Geçen sabah saat 6.30 'da yürüyordum sitenin içinde. Bir kedi geldi yanıma gitmiyor bir türlü yürüyor yanımda ve bacaklarıma sarılıyor .
Allah'ım bir de sevimliydi. Zor peşimden ayırdım. Koşmak zorunda kaldım en sonunda ayrıldı peşimden.
Ben de yürüyüşe devam ettim.
Her sabah yaklaşık 1 saat yürüyorum. Yürüyüşümün sonuna doğru bir de ne göreyim. Aynı kedi bahçe lambasının üstünde oturup bana bakıyor.
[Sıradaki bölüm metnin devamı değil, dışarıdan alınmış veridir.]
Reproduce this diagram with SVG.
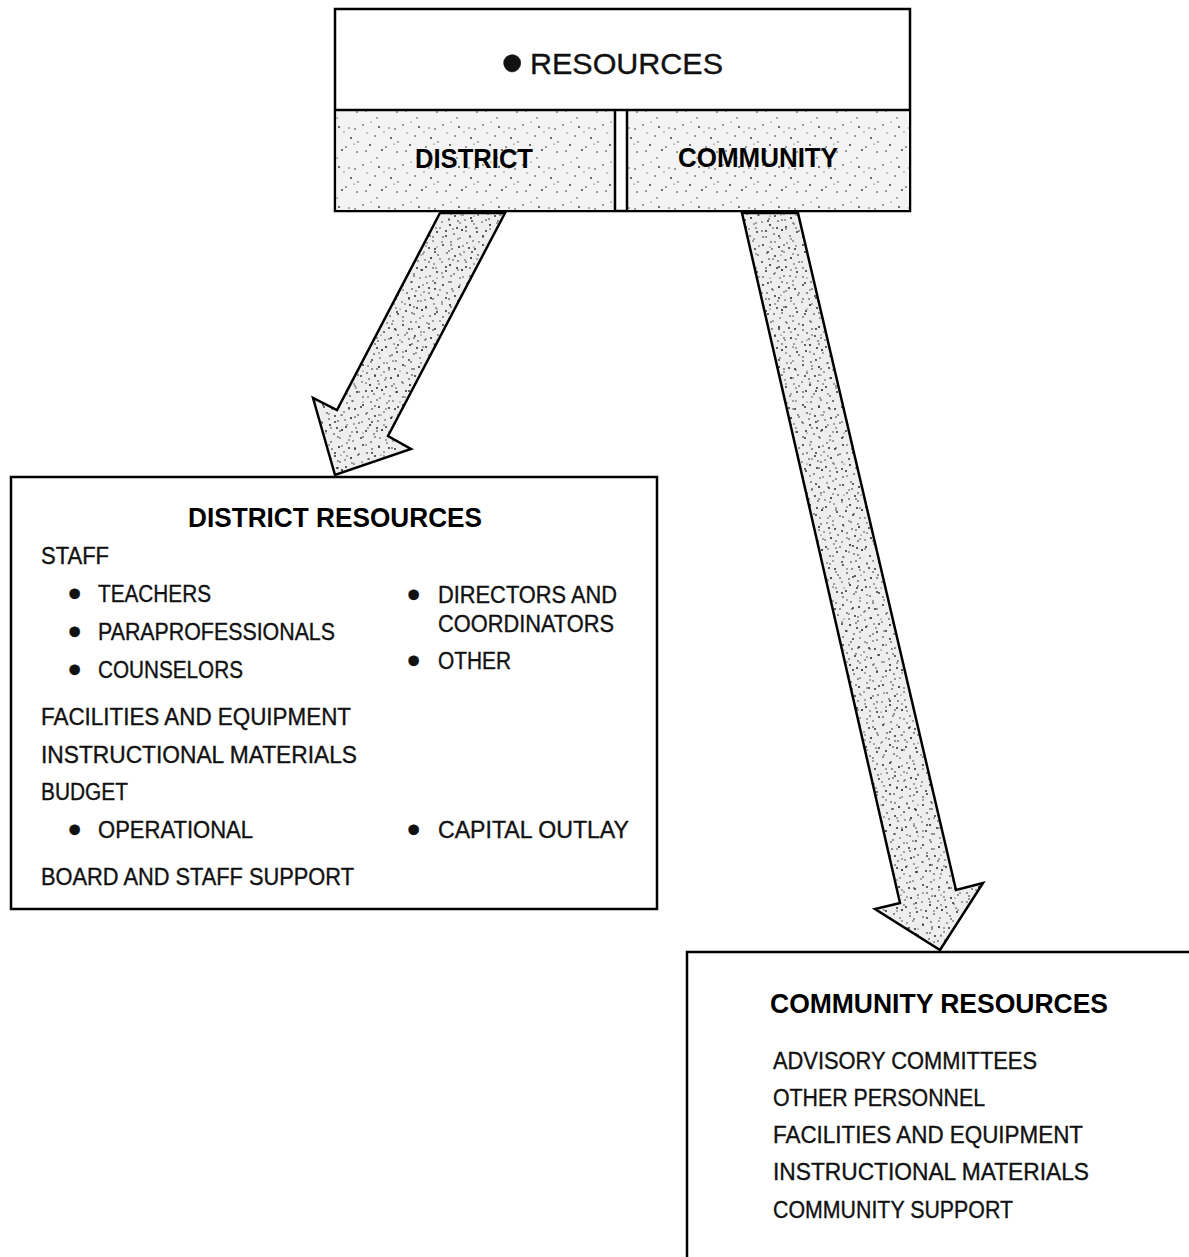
<svg xmlns="http://www.w3.org/2000/svg" width="1189" height="1257" viewBox="0 0 1189 1257">
<style>
.box{fill:#fff;stroke:#000;stroke-width:2.5}
.ln{fill:none;stroke:#000;stroke-width:2.5}
.outline{fill:none;stroke:#000;stroke-width:2.5;stroke-linejoin:miter}
.t{font-family:"Liberation Sans",Arial,sans-serif;font-size:23px;fill:#111;stroke:#111;stroke-width:0.35}
.h{font-family:"Liberation Sans",Arial,sans-serif;font-size:27px;font-weight:bold;fill:#000}
.b{font-size:38px}
</style>
<defs>
<pattern id="stipA" width="40" height="40" patternUnits="userSpaceOnUse">
<rect width="40" height="40" fill="#eeeeee"/>
<g fill="#1a1a1a">
<circle cx="3" cy="5" r="0.9"/><circle cx="11" cy="2" r="0.8"/><circle cx="19" cy="7" r="1"/><circle cx="27" cy="3" r="0.7"/><circle cx="35" cy="9" r="0.9"/>
<circle cx="7" cy="13" r="0.8"/><circle cx="15" cy="16" r="0.9"/><circle cx="24" cy="12" r="0.7"/><circle cx="31" cy="18" r="1"/><circle cx="38" cy="15" r="0.8"/>
<circle cx="2" cy="22" r="0.7"/><circle cx="10" cy="25" r="1"/><circle cx="18" cy="21" r="0.8"/><circle cx="26" cy="27" r="0.9"/><circle cx="34" cy="24" r="0.7"/>
<circle cx="6" cy="31" r="0.9"/><circle cx="14" cy="34" r="0.8"/><circle cx="22" cy="30" r="1"/><circle cx="30" cy="36" r="0.8"/><circle cx="37" cy="32" r="0.9"/>
<circle cx="20" cy="38" r="0.7"/><circle cx="12" cy="9" r="0.8"/><circle cx="29" cy="8" r="0.9"/><circle cx="36" cy="28" r="0.7"/><circle cx="9" cy="19" r="0.8"/>
<circle cx="25" cy="20" r="0.7"/><circle cx="17" cy="28" r="0.9"/><circle cx="3" cy="37" r="0.8"/><circle cx="33" cy="1" r="0.7"/><circle cx="21" cy="15" r="0.6"/>
</g>
</pattern>
<pattern id="stipB" width="37" height="31" patternUnits="userSpaceOnUse">
<g fill="#222">
<circle cx="5" cy="3" r="0.8"/><circle cx="16" cy="6" r="0.7"/><circle cx="28" cy="4" r="0.9"/><circle cx="9" cy="12" r="0.7"/><circle cx="22" cy="14" r="0.8"/>
<circle cx="33" cy="11" r="0.7"/><circle cx="2" cy="19" r="0.9"/><circle cx="14" cy="22" r="0.7"/><circle cx="26" cy="20" r="0.8"/><circle cx="35" cy="25" r="0.7"/>
<circle cx="7" cy="28" r="0.8"/><circle cx="19" cy="29" r="0.7"/><circle cx="30" cy="30" r="0.6"/>
</g>
</pattern>
<pattern id="stipL" width="40" height="40" patternUnits="userSpaceOnUse">
<rect width="40" height="40" fill="#f3f3f3"/>
<g fill="#2a2a2a">
<circle cx="3" cy="5" r="0.8"/><circle cx="19" cy="7" r="0.9"/><circle cx="35" cy="9" r="0.8"/><circle cx="11" cy="2" r="0.6"/>
<circle cx="15" cy="16" r="0.8"/><circle cx="31" cy="18" r="0.9"/><circle cx="7" cy="13" r="0.6"/>
<circle cx="10" cy="25" r="0.9"/><circle cx="26" cy="27" r="0.8"/><circle cx="34" cy="24" r="0.6"/>
<circle cx="6" cy="31" r="0.8"/><circle cx="22" cy="30" r="0.9"/><circle cx="37" cy="32" r="0.8"/>
<circle cx="29" cy="8" r="0.7"/><circle cx="17" cy="38" r="0.7"/><circle cx="38" cy="22" r="0.7"/><circle cx="24" cy="12" r="0.6"/>
</g>
</pattern>
<polygon id="shape-arrow-district" points="440,213 505,213 388,436 411,449 335,475 313,398 337,410"/>
<polygon id="shape-arrow-community" points="742,213 798,213 956,890 983,883 940,950 875,909 900,903"/>
</defs>
<rect width="1189" height="1257" fill="#fff"/>

<g id="connectors">
<g id="arrow-district">
<use href="#shape-arrow-district" fill="url(#stipA)"/>
<use href="#shape-arrow-district" fill="url(#stipB)"/>
<use href="#shape-arrow-district" class="outline"/>
</g>
<g id="arrow-community">
<use href="#shape-arrow-community" fill="url(#stipA)"/>
<use href="#shape-arrow-community" fill="url(#stipB)"/>
<use href="#shape-arrow-community" class="outline"/>
</g>
</g>

<g id="node-resources">
<rect class="box" x="335" y="9" width="575" height="202"/>
<rect x="336.5" y="110" width="278" height="100" fill="url(#stipL)"/>
<rect x="627" y="110" width="282" height="100" fill="url(#stipL)"/>
<line class="ln" x1="335" y1="110" x2="910" y2="110"/>
<line class="ln" x1="615" y1="110" x2="615" y2="211"/>
<line class="ln" x1="627" y1="110" x2="627" y2="211"/>
<text class="t" style="font-size:29px" y="74"><tspan x="501" dy="11" style="font-size:64px">•</tspan><tspan x="530" dy="-11" textLength="193" lengthAdjust="spacingAndGlyphs">RESOURCES</tspan></text>
<text class="h" x="415" y="168" textLength="118" lengthAdjust="spacingAndGlyphs">DISTRICT</text>
<text class="h" x="678" y="167" textLength="160" lengthAdjust="spacingAndGlyphs">COMMUNITY</text>
</g>

<g id="node-district">
<rect class="box" x="11" y="477" width="646" height="432"/>
<text class="h" x="188" y="527" textLength="294" lengthAdjust="spacingAndGlyphs">DISTRICT RESOURCES</text>
<text class="t" x="41" y="564" textLength="68" lengthAdjust="spacingAndGlyphs">STAFF</text>
<text class="t" y="602"><tspan class="b" x="68" dy="4.5">•</tspan><tspan x="98" dy="-4.5" textLength="113" lengthAdjust="spacingAndGlyphs">TEACHERS</tspan></text>
<text class="t" y="640"><tspan class="b" x="68" dy="4.5">•</tspan><tspan x="98" dy="-4.5" textLength="237" lengthAdjust="spacingAndGlyphs">PARAPROFESSIONALS</tspan></text>
<text class="t" y="678"><tspan class="b" x="68" dy="4.5">•</tspan><tspan x="98" dy="-4.5" textLength="145" lengthAdjust="spacingAndGlyphs">COUNSELORS</tspan></text>
<text class="t" y="603"><tspan class="b" x="407" dy="4.5">•</tspan><tspan x="438" dy="-4.5" textLength="179" lengthAdjust="spacingAndGlyphs">DIRECTORS AND</tspan></text>
<text class="t" x="438" y="632" textLength="176" lengthAdjust="spacingAndGlyphs">COORDINATORS</text>
<text class="t" y="669"><tspan class="b" x="407" dy="4.5">•</tspan><tspan x="438" dy="-4.5" textLength="73" lengthAdjust="spacingAndGlyphs">OTHER</tspan></text>
<text class="t" x="41" y="725" textLength="310" lengthAdjust="spacingAndGlyphs">FACILITIES AND EQUIPMENT</text>
<text class="t" x="41" y="763" textLength="316" lengthAdjust="spacingAndGlyphs">INSTRUCTIONAL MATERIALS</text>
<text class="t" x="41" y="800" textLength="87" lengthAdjust="spacingAndGlyphs">BUDGET</text>
<text class="t" y="838"><tspan class="b" x="68" dy="4.5">•</tspan><tspan x="98" dy="-4.5" textLength="155" lengthAdjust="spacingAndGlyphs">OPERATIONAL</tspan></text>
<text class="t" y="838"><tspan class="b" x="407" dy="4.5">•</tspan><tspan x="438" dy="-4.5" textLength="191" lengthAdjust="spacingAndGlyphs">CAPITAL OUTLAY</tspan></text>
<text class="t" x="41" y="885" textLength="313" lengthAdjust="spacingAndGlyphs">BOARD AND STAFF SUPPORT</text>
</g>

<g id="node-community">
<rect x="687" y="952" width="510" height="320" fill="#fff"/>
<polyline class="ln" points="687,1257 687,952 1189,952"/>
<text class="h" x="770" y="1013" textLength="338" lengthAdjust="spacingAndGlyphs">COMMUNITY RESOURCES</text>
<text class="t" x="773" y="1069" textLength="264" lengthAdjust="spacingAndGlyphs">ADVISORY COMMITTEES</text>
<text class="t" x="773" y="1106" textLength="212" lengthAdjust="spacingAndGlyphs">OTHER PERSONNEL</text>
<text class="t" x="773" y="1143" textLength="310" lengthAdjust="spacingAndGlyphs">FACILITIES AND EQUIPMENT</text>
<text class="t" x="773" y="1180" textLength="316" lengthAdjust="spacingAndGlyphs">INSTRUCTIONAL MATERIALS</text>
<text class="t" x="773" y="1218" textLength="240" lengthAdjust="spacingAndGlyphs">COMMUNITY SUPPORT</text>
</g>
</svg>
Üstelik üç metre yukarıda oturuyor.
Ağaçtan çıkmış olduğunu düşünüyorum, ama yandaki ağacın dalları çok ince.
Onun lambaya atlamasına nasıl izin verecek bu dallar.
Gözlerime inanamadım, durup resmini çektim kedinin.
Sevgili güzel kedimizin bana hatırlattığı ise şu oldu;
Bir gün yüksek bir kaidenin üzerinde oturacaksın.
Buraya nasıl yükseldiğini kimse anlayamayacak.
Sen de sakince ve kendinden emin aynı bu kedi gibi etrafına bakarak poz vereceksin ve buradan düşme gibi bir kaygın da olmayacak.
Çünkü seni yukarıya kimse çıkarmadı sen kendin çıktın. O zaman kimse de indiremez.🐞😜
Bana ilham veren sevgili kediye sevgilerimle.